You brought up people being convicted based on eyewitness evidence. That is a legal example. Judges are very familiar with how unreliable such evidence can be and write about it all the time, warn juries about it, etc. The fact that people get convicted does not change the concerns over such evidence. Not to mention the number of people falsely convicted.
Do you disagree with this?
This doesn't make Linda's blanket dismissal any less invalid. She has spoken in this thread in largely black and white terms, which is inappropriate. I think what jkmac is getting at is that just because some research doesn't achieve the "scientific" evidentiary standard Linda has referenced, does not mean it's able to be brushed to the side and ignored.

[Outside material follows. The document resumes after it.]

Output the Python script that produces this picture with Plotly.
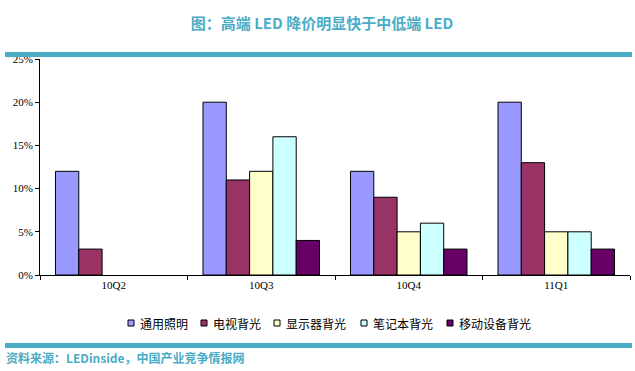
import plotly.graph_objects as go

categories = ["10Q2", "10Q3", "10Q4", "11Q1"]
series_names = ["通用照明", "电视背光", "显示器背光", "笔记本背光", "移动设备背光"]
general_lighting = [12, 20, 12, 20]
tv_backlight = [3, 11, 9, 13]
monitor_backlight = [None, 12, 5, 5]
notebook_backlight = [None, 16, 6, 5]
mobile_backlight = [None, 4, 3, 3]
y_ticks = [0, 5, 10, 15, 20, 25]
y_tick_labels = ["0%", "5%", "10%", "15%", "20%", "25%"]

colors = ["#9999FF", "#993366", "#FFFFCC", "#CCFFFF", "#660066"]
values = [general_lighting, tv_backlight, monitor_backlight, notebook_backlight, mobile_backlight]

fig = go.Figure()
for name, vals, c in zip(series_names, values, colors):
    fig.add_trace(go.Bar(
        x=categories, y=vals, name=name, showlegend=False,
        marker=dict(color=c, line=dict(color="#000000", width=1)),
    ))

teal = "#4BACC6"
H = 216.0
W = 590.0
L, T = 40, 59


def px(x):
    return (x - L) / W


def py(y):
    return (275 - y) / H


shapes = [
    dict(type="rect", xref="paper", yref="paper", x0=px(5), x1=px(632),
         y0=py(52), y1=py(57), line=dict(width=0), fillcolor=teal),
    dict(type="rect", xref="paper", yref="paper", x0=px(5), x1=px(632),
         y0=py(343), y1=py(348), line=dict(width=0), fillcolor=teal),
]
annotations = [
    dict(text="<b>资料来源：LEDinside，中国产业竞争情报网</b>", xref="paper", yref="paper",
         x=px(4), y=py(357), xanchor="left", yanchor="middle", showarrow=False,
         font=dict(family="Noto Sans CJK SC", size=12, color=teal)),
]

# manual legend
legend_x = [128, 201, 274, 361, 447]
for name, c, lx in zip(series_names, colors, legend_x):
    shapes.append(dict(type="rect", xref="paper", yref="paper", x0=px(lx), x1=px(lx + 6),
                       y0=py(320), y1=py(326), fillcolor=c,
                       line=dict(color="#000", width=1)))
    annotations.append(dict(text=name, xref="paper", yref="paper", x=px(lx + 10), y=py(323),
                            xanchor="left", yanchor="middle", showarrow=False,
                            font=dict(family="Noto Sans CJK SC", size=12, color="#000")))

fig.update_layout(
    width=635, height=371,
    margin=dict(l=L, r=5, t=T, b=96, autoexpand=False),
    paper_bgcolor="white", plot_bgcolor="white",
    barmode="group", bargap=0.21, bargroupgap=0,
    showlegend=False,
    title=dict(text="<b>图：高端 LED 降价明显快于中低端 LED</b>", x=322/635, xanchor="center",
               y=1-24/371, yanchor="middle",
               font=dict(family="Noto Sans CJK SC", size=15, color=teal)),
    xaxis=dict(showline=True, linecolor="#000", linewidth=1, ticks="outside",
               tickson="boundaries", ticklen=4, tickcolor="#000", automargin=False,
               tickfont=dict(family="Liberation Serif", size=11, color="#000"),
               showgrid=False),
    yaxis=dict(range=[0, 25], tickvals=y_ticks, ticktext=y_tick_labels, automargin=False,
               showline=True, linecolor="#000", linewidth=1, ticks="outside",
               ticklen=4, tickcolor="#000", showgrid=False, zeroline=False,
               tickfont=dict(family="Liberation Serif", size=11, color="#000")),
    shapes=shapes,
    annotations=annotations,
)

fig.write_html("out.html", config={"displayModeBar": False},
               post_script="document.body.style.margin='0';document.body.style.overflow='hidden';")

The predominant issue here, as has always been, is that because of the nature of the topic, it is extremely difficult, and in some cases impossible, to get anything other than subjective testimony. For some, that may forever bar it from consideration as legitimate evidence. I would suggest that that is naive and an incorrect application of an evidentiary standard that is lacking appreciation for the nature of the thing being dealt with. For the Stevenson studies, there can be no "objectivity" in the sense that Linda has referenced. It's all going to come from some person - and given that the vast, and I mean vast, majority of cases are very young children, it's never really going to satisfy the standard that Linda has set. If she or others want to ignore the evidence on those grounds, so be it. But it's blatantly unreasonable to suggest that it isn't "evidence" if it doesn't conform to that specific standard. You can always raise the bar; that doesn't make the bar raising reasonable.
As I'm sure you're familiar with, given your background, context and circumstances always matter in determining what is reasonable. I would think that it's obvious, or ought to be, that the nature of the topic being investigated requires an understanding that purely empirical objectivity, which is always the goal if possible, may be outside the realm of reason for something like the Stevenson studies. It is different by its very nature. At the core of this is subjectivity - it comes, then, as no surprise that a good portion of evidence for non-reductive phenomena would come from a subjective source, or even be subjective in and of itself. That's what makes this stuff so hard. Again, if someone is going to dismiss a phenomena based on that it's fine by me, I just wouldn't think that a person is really interested in pursuing the truth if that's the case. Taking things with a grain of salt is advisable; ignoring or dismissing things on that same basis is excessive and unjustified.